┏━━

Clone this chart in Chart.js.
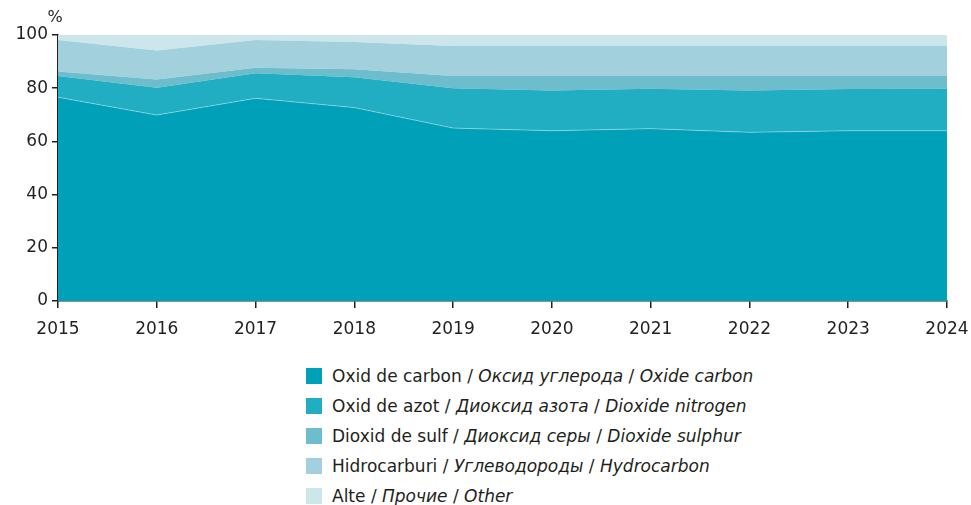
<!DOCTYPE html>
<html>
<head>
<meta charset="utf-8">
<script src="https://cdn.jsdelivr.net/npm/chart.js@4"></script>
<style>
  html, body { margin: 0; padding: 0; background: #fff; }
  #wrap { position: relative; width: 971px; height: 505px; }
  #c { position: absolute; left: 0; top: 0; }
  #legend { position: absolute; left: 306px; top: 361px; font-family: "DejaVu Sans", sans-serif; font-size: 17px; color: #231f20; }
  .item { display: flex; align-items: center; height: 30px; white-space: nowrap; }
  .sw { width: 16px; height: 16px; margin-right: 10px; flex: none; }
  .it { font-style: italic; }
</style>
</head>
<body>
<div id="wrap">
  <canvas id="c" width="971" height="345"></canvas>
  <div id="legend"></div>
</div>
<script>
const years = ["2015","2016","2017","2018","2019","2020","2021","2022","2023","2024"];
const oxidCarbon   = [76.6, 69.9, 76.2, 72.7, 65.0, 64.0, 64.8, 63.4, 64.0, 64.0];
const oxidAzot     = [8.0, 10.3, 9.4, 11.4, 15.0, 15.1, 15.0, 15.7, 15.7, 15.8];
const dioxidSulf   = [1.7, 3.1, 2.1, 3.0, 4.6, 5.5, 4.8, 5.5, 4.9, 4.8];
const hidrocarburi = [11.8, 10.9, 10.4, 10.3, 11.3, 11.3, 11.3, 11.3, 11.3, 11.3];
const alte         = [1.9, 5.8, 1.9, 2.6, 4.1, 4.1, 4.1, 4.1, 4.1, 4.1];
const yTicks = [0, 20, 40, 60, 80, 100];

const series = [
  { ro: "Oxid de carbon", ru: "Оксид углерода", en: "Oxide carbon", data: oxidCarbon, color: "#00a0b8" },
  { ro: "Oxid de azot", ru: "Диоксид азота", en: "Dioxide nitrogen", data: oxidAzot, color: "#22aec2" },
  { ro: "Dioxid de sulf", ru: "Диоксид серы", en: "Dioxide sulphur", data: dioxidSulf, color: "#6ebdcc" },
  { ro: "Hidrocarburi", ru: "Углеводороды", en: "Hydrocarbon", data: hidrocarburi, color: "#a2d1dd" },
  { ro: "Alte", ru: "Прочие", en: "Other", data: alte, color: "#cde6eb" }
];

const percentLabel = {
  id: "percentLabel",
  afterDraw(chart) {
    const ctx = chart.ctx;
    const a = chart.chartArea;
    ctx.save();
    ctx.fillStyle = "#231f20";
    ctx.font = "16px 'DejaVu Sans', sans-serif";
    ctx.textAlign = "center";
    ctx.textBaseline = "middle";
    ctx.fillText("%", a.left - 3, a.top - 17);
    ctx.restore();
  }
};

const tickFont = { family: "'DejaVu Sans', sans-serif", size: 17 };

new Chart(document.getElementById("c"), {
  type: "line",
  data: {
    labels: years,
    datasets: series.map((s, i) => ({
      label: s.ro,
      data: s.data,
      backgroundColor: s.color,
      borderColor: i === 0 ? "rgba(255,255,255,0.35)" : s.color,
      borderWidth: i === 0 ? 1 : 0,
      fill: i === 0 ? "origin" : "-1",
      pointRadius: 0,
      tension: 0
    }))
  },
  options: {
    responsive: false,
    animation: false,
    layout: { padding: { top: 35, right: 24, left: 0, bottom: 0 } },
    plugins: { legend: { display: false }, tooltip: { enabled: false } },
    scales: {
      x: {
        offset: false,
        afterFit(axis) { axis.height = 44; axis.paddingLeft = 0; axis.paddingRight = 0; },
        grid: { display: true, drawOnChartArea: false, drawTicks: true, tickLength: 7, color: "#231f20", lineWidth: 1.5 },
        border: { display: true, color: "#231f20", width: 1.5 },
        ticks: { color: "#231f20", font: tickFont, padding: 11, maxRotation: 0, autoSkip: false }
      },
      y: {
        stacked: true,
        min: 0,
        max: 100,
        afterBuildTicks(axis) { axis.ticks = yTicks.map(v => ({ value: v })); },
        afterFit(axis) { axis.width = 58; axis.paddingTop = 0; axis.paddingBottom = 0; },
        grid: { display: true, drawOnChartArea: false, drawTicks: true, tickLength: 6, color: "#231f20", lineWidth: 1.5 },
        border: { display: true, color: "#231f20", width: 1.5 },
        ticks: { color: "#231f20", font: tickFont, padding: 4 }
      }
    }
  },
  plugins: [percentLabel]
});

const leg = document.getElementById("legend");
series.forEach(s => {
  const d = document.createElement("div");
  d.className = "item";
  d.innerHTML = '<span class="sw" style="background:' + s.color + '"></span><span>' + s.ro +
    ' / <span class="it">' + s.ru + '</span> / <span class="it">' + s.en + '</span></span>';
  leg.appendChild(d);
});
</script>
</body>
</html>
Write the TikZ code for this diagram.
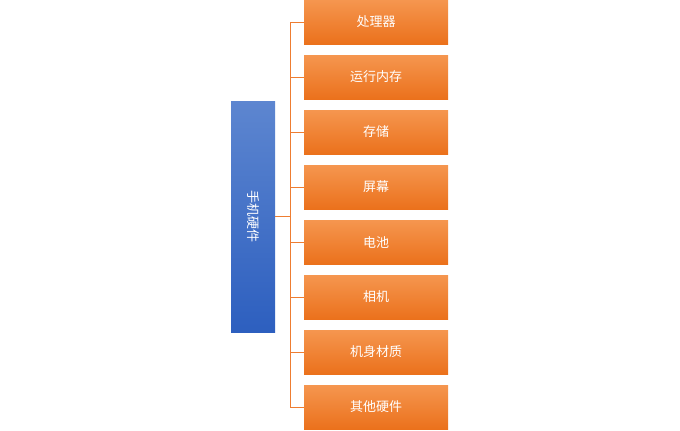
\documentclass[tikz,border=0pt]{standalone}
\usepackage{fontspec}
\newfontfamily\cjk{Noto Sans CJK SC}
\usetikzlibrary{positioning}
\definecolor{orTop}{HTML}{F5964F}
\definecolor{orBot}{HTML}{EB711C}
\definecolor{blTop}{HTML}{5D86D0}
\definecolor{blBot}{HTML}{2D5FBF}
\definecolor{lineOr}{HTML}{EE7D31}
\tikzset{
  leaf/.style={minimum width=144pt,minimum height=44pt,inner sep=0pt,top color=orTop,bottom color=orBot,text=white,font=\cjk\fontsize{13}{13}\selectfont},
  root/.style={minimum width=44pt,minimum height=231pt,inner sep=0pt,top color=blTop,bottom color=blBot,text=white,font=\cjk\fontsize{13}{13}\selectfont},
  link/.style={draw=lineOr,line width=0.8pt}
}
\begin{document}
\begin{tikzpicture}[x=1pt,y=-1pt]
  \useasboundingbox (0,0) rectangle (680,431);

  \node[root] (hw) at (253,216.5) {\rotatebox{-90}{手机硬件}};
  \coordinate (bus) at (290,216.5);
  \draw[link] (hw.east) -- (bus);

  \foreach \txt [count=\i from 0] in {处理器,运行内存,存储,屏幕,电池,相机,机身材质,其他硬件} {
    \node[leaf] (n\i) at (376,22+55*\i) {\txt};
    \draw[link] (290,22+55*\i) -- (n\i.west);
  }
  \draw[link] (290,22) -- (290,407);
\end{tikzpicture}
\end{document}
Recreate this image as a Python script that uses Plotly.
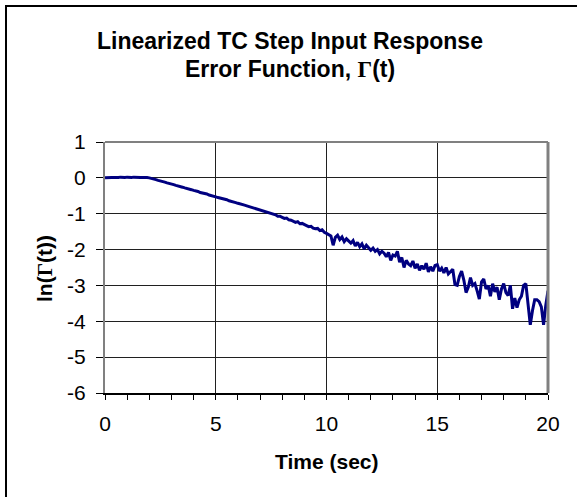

┗━━

◆ Task instructions: Omit the pictures, then quote the rest of the material above exactly.

◆ Expected answer:
Clone this chart in Chart.js.
<!DOCTYPE html>
<html>
<head>
<meta charset="utf-8">
<script src="https://cdn.jsdelivr.net/npm/chart.js@4"></script>
<style>
  html, body { margin: 0; padding: 0; background: #fff; }
  #wrap { position: relative; width: 971px; height: 505px; }
  #c { position: absolute; left: 0; top: 0; }
  #legend { position: absolute; left: 306px; top: 361px; font-family: "DejaVu Sans", sans-serif; font-size: 17px; color: #231f20; }
  .item { display: flex; align-items: center; height: 30px; white-space: nowrap; }
  .sw { width: 16px; height: 16px; margin-right: 10px; flex: none; }
  .it { font-style: italic; }
</style>
</head>
<body>
<div id="wrap">
  <canvas id="c" width="971" height="345"></canvas>
  <div id="legend"></div>
</div>
<script>
const years = ["2015","2016","2017","2018","2019","2020","2021","2022","2023","2024"];
const oxidCarbon   = [76.6, 69.9, 76.2, 72.7, 65.0, 64.0, 64.8, 63.4, 64.0, 64.0];
const oxidAzot     = [8.0, 10.3, 9.4, 11.4, 15.0, 15.1, 15.0, 15.7, 15.7, 15.8];
const dioxidSulf   = [1.7, 3.1, 2.1, 3.0, 4.6, 5.5, 4.8, 5.5, 4.9, 4.8];
const hidrocarburi = [11.8, 10.9, 10.4, 10.3, 11.3, 11.3, 11.3, 11.3, 11.3, 11.3];
const alte         = [1.9, 5.8, 1.9, 2.6, 4.1, 4.1, 4.1, 4.1, 4.1, 4.1];
const yTicks = [0, 20, 40, 60, 80, 100];

const series = [
  { ro: "Oxid de carbon", ru: "Оксид углерода", en: "Oxide carbon", data: oxidCarbon, color: "#00a0b8" },
  { ro: "Oxid de azot", ru: "Диоксид азота", en: "Dioxide nitrogen", data: oxidAzot, color: "#22aec2" },
  { ro: "Dioxid de sulf", ru: "Диоксид серы", en: "Dioxide sulphur", data: dioxidSulf, color: "#6ebdcc" },
  { ro: "Hidrocarburi", ru: "Углеводороды", en: "Hydrocarbon", data: hidrocarburi, color: "#a2d1dd" },
  { ro: "Alte", ru: "Прочие", en: "Other", data: alte, color: "#cde6eb" }
];

const percentLabel = {
  id: "percentLabel",
  afterDraw(chart) {
    const ctx = chart.ctx;
    const a = chart.chartArea;
    ctx.save();
    ctx.fillStyle = "#231f20";
    ctx.font = "16px 'DejaVu Sans', sans-serif";
    ctx.textAlign = "center";
    ctx.textBaseline = "middle";
    ctx.fillText("%", a.left - 3, a.top - 17);
    ctx.restore();
  }
};

const tickFont = { family: "'DejaVu Sans', sans-serif", size: 17 };

new Chart(document.getElementById("c"), {
  type: "line",
  data: {
    labels: years,
    datasets: series.map((s, i) => ({
      label: s.ro,
      data: s.data,
      backgroundColor: s.color,
      borderColor: i === 0 ? "rgba(255,255,255,0.35)" : s.color,
      borderWidth: i === 0 ? 1 : 0,
      fill: i === 0 ? "origin" : "-1",
      pointRadius: 0,
      tension: 0
    }))
  },
  options: {
    responsive: false,
    animation: false,
    layout: { padding: { top: 35, right: 24, left: 0, bottom: 0 } },
    plugins: { legend: { display: false }, tooltip: { enabled: false } },
    scales: {
      x: {
        offset: false,
        afterFit(axis) { axis.height = 44; axis.paddingLeft = 0; axis.paddingRight = 0; },
        grid: { display: true, drawOnChartArea: false, drawTicks: true, tickLength: 7, color: "#231f20", lineWidth: 1.5 },
        border: { display: true, color: "#231f20", width: 1.5 },
        ticks: { color: "#231f20", font: tickFont, padding: 11, maxRotation: 0, autoSkip: false }
      },
      y: {
        stacked: true,
        min: 0,
        max: 100,
        afterBuildTicks(axis) { axis.ticks = yTicks.map(v => ({ value: v })); },
        afterFit(axis) { axis.width = 58; axis.paddingTop = 0; axis.paddingBottom = 0; },
        grid: { display: true, drawOnChartArea: false, drawTicks: true, tickLength: 6, color: "#231f20", lineWidth: 1.5 },
        border: { display: true, color: "#231f20", width: 1.5 },
        ticks: { color: "#231f20", font: tickFont, padding: 4 }
      }
    }
  },
  plugins: [percentLabel]
});

const leg = document.getElementById("legend");
series.forEach(s => {
  const d = document.createElement("div");
  d.className = "item";
  d.innerHTML = '<span class="sw" style="background:' + s.color + '"></span><span>' + s.ro +
    ' / <span class="it">' + s.ru + '</span> / <span class="it">' + s.en + '</span></span>';
  leg.appendChild(d);
});
</script>
</body>
</html>
Write the TikZ code for this diagram.
\documentclass[tikz,border=0pt]{standalone}
\usepackage{fontspec}
\newfontfamily\cjk{Noto Sans CJK SC}
\usetikzlibrary{positioning}
\definecolor{orTop}{HTML}{F5964F}
\definecolor{orBot}{HTML}{EB711C}
\definecolor{blTop}{HTML}{5D86D0}
\definecolor{blBot}{HTML}{2D5FBF}
\definecolor{lineOr}{HTML}{EE7D31}
\tikzset{
  leaf/.style={minimum width=144pt,minimum height=44pt,inner sep=0pt,top color=orTop,bottom color=orBot,text=white,font=\cjk\fontsize{13}{13}\selectfont},
  root/.style={minimum width=44pt,minimum height=231pt,inner sep=0pt,top color=blTop,bottom color=blBot,text=white,font=\cjk\fontsize{13}{13}\selectfont},
  link/.style={draw=lineOr,line width=0.8pt}
}
\begin{document}
\begin{tikzpicture}[x=1pt,y=-1pt]
  \useasboundingbox (0,0) rectangle (680,431);

  \node[root] (hw) at (253,216.5) {\rotatebox{-90}{手机硬件}};
  \coordinate (bus) at (290,216.5);
  \draw[link] (hw.east) -- (bus);

  \foreach \txt [count=\i from 0] in {处理器,运行内存,存储,屏幕,电池,相机,机身材质,其他硬件} {
    \node[leaf] (n\i) at (376,22+55*\i) {\txt};
    \draw[link] (290,22+55*\i) -- (n\i.west);
  }
  \draw[link] (290,22) -- (290,407);
\end{tikzpicture}
\end{document}
Recreate this image as a Python script that uses Plotly.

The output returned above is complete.